CUDA Noob: "cufft: ERROR: CUFFT_INVALID_PLAN"

coec · December 4, 2008, 11:35pm

Hi all

I’m trying to help some geoscientists trial trial CUDA from fortran. When I run the attached code (called from fortran) I get these error messages:

In function ‘cu_fft_1d_r2c_’

plan created
about to execute plan
cufft: ERROR: /root/cuda-stuff/sw/rel/gpgpu/toolkit/r2.0/cufft/src/cufft.cu, line 115
cufft: ERROR: CUFFT_INVALID_PLAN
plan executed
cufft: ERROR: /root/cuda-stuff/sw/rel/gpgpu/toolkit/r2.0/cufft/src/cufft.cu, line 94
cufft: ERROR: CUFFT_INVALID_PLAN
Leaving function ‘cu_fft_1d_r2c_’
amplitude of bp filter at 0.5 transmitter base= (0.9961086,0.000000)
In function ‘cu_fft_1d_c2r_’
about to execute plan
plan created
cufft: ERROR: /root/cuda-stuff/sw/rel/gpgpu/toolkit/r2.0/cufft/src/cufft.cu, line 115
cufft: ERROR: CUFFT_INVALID_PLAN
plan executed
cufft: ERROR: /root/cuda-stuff/sw/rel/gpgpu/toolkit/r2.0/cufft/src/cufft.cu, line 94
cufft: ERROR: CUFFT_INVALID_PLAN
Leaving function ‘cu_fft_1d_c2r_’

I understand the ‘cufft: ERROR: /root/cuda-stuff/sw/rel/gpgpu/toolkit/r2.0/cufft/src/cufft.cu’ part, my code does not live in this directory so I figure thats where the NVidia coder was working.

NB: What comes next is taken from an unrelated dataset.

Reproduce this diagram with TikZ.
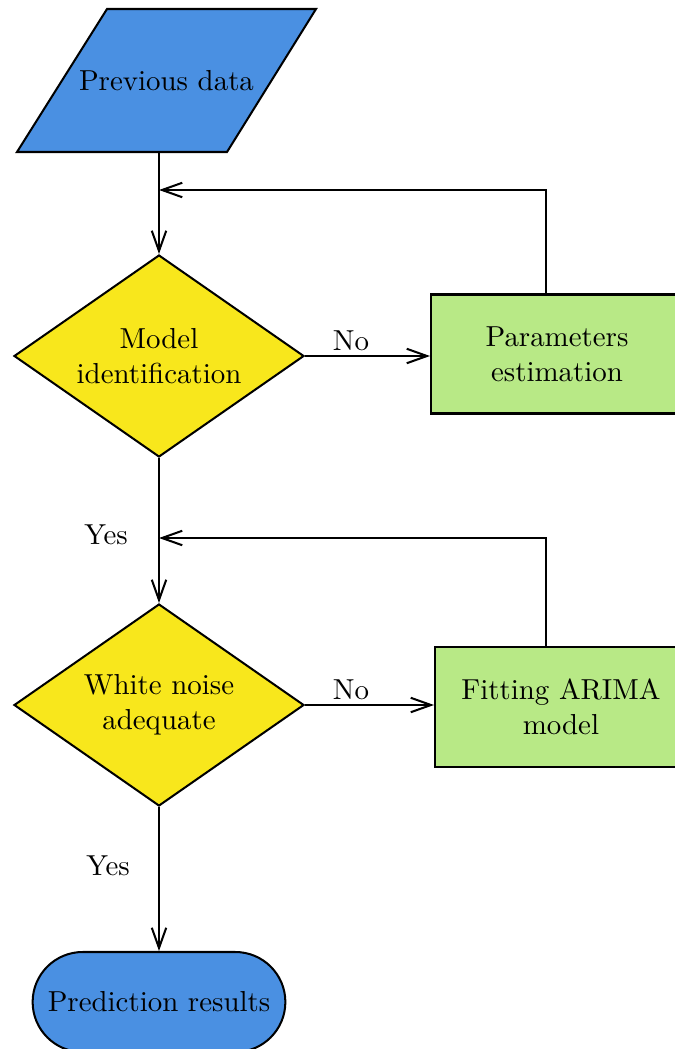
\documentclass[tikz,border=0pt]{standalone}
\usetikzlibrary{shapes.geometric,shapes.misc,arrows.meta}
\definecolor{cblue}{HTML}{4A90E2}
\definecolor{cyellow}{HTML}{F8E71C}
\definecolor{cgreen}{HTML}{B8E986}
\begin{document}
\begin{tikzpicture}[x=0.346pt,y=-0.346pt,
  line width=0.7pt,
  arr/.style={-{Straight Barb[length=7pt,width=5pt,line width=0.7pt]}},
  decision/.style={diamond,draw,fill=cyellow,align=center,inner sep=0pt,shape aspect=1.44,minimum width=290*0.346pt,minimum height=202*0.346pt},
  procbox/.style={rectangle,draw,fill=cgreen,align=center,minimum width=252*0.346pt,minimum height=119*0.346pt},
  termbox/.style={rounded rectangle,draw,fill=cblue,align=center,minimum width=272*0.346pt,minimum height=100*0.346pt},
  lbl/.style={inner sep=0pt}]
\useasboundingbox (0,0) rectangle (675,1049);
\clip (0,0) rectangle (675,1049);
% input parallelogram
\draw[fill=cblue] (107,9) -- (316,9) -- (227,152) -- (17,152) -- cycle;
\node (prev) at (166.5,80.5) {Previous data};
\coordinate (prevb) at (159,152);
% decisions
\node[decision] (d1) at (159,356) {Model\\identification};
\node[decision] (d2) at (159,705) {White noise\\adequate};
% process boxes
\node[procbox] (b1) at (557,354) {Parameters\\estimation};
\node[procbox,minimum height=120*0.346pt] (b2) at (561,707) {Fitting ARIMA\\model};
% terminal
\node[termbox] (t) at (159,1002) {Prediction results};
% junctions
\coordinate (j1) at (159,190);
\coordinate (k1) at (546,190);
\coordinate (j2) at (159,538);
\coordinate (k2) at (546,538);
% connectors
\draw[arr] (prevb) -- (d1.north);
\draw[arr] (k1 |- b1.north) -- (k1) -- (j1);
\draw[arr] (d1.east) -- (d1.east -| b1.west);
\draw[arr] (d1.south) -- (d2.north);
\draw[arr] (k2 |- b2.north) -- (k2) -- (j2);
\draw[arr] (d2.east) -- (d2.east -| b2.west);
\draw[arr] (d2.south) -- (t.north);
% labels
\node[lbl] (no1) at (351,341) {No};
\node[lbl] (no2) at (351,690) {No};
\node[lbl] (yes1) at (106,535) {Yes};
\node[lbl] (yes2) at (108,866) {Yes};
\end{tikzpicture}
\end{document}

The ‘line 115’ error occurs when executing the plan.

The ‘line 94’ error occurs when destroying the plan.

I’ve read the CUFFT Library 2.0 PDF but I can’t spot what I’m doing wrong with the plan.

in the fortran code, I call my functions by ‘call cu_fft_1d_r2c(pt_series,dt_series,n)’ and ‘call cu_fft_1d_c2r(pt_series,dt_series,n)’.

I have two quadro FX5600’s in my workstation (SLI bridge attached but SLI not configure in X - I’m on a RedHat EL5.2 workstation).

Can someone please assist?

Thanks in advance.

CC
cudafunction.cu.txt (2.96 KB)

mfatica · December 5, 2008, 1:23am

You are mixing host memory and GPU memory.
The code should do something like:

allocate GPU memory
copy from CPU to GPU
call cuFFT ( input and output should be arrays in GPU memory)
copy result from GPU to CPU
free GPU memory

coec · December 5, 2008, 1:24am

Ahh, my problem is/was that the transform size was a little of 18,000,000. The CUFFT Library doco states that “1D transform sizes up to 8 million elements”. When I hardcoded NX to be 7999999, the code suddenly ran without errors.

So my question now is, how can I overcome this problem? Could someone point me at an example?

Thanks

CC

coec · December 5, 2008, 2:27am

Cool, thx for the tip.

I’m now doing:

cudaMalloc((void**)&out, sizeof(cufftComplex)*NX);
cudaMemcpy(in, out, sizeof(cufftComplex)*NX, cudaMemcpyHostToDevice);

But now I’m getting ‘cudaErrorInvalidDevicePointer’ when cudaMalloc is called.

CC
cudafunction.cu.txt (3.22 KB)

Reimar · December 5, 2008, 10:04am

No surprise, the destination is the first argument for memcpy, not the other way round as you try to do it.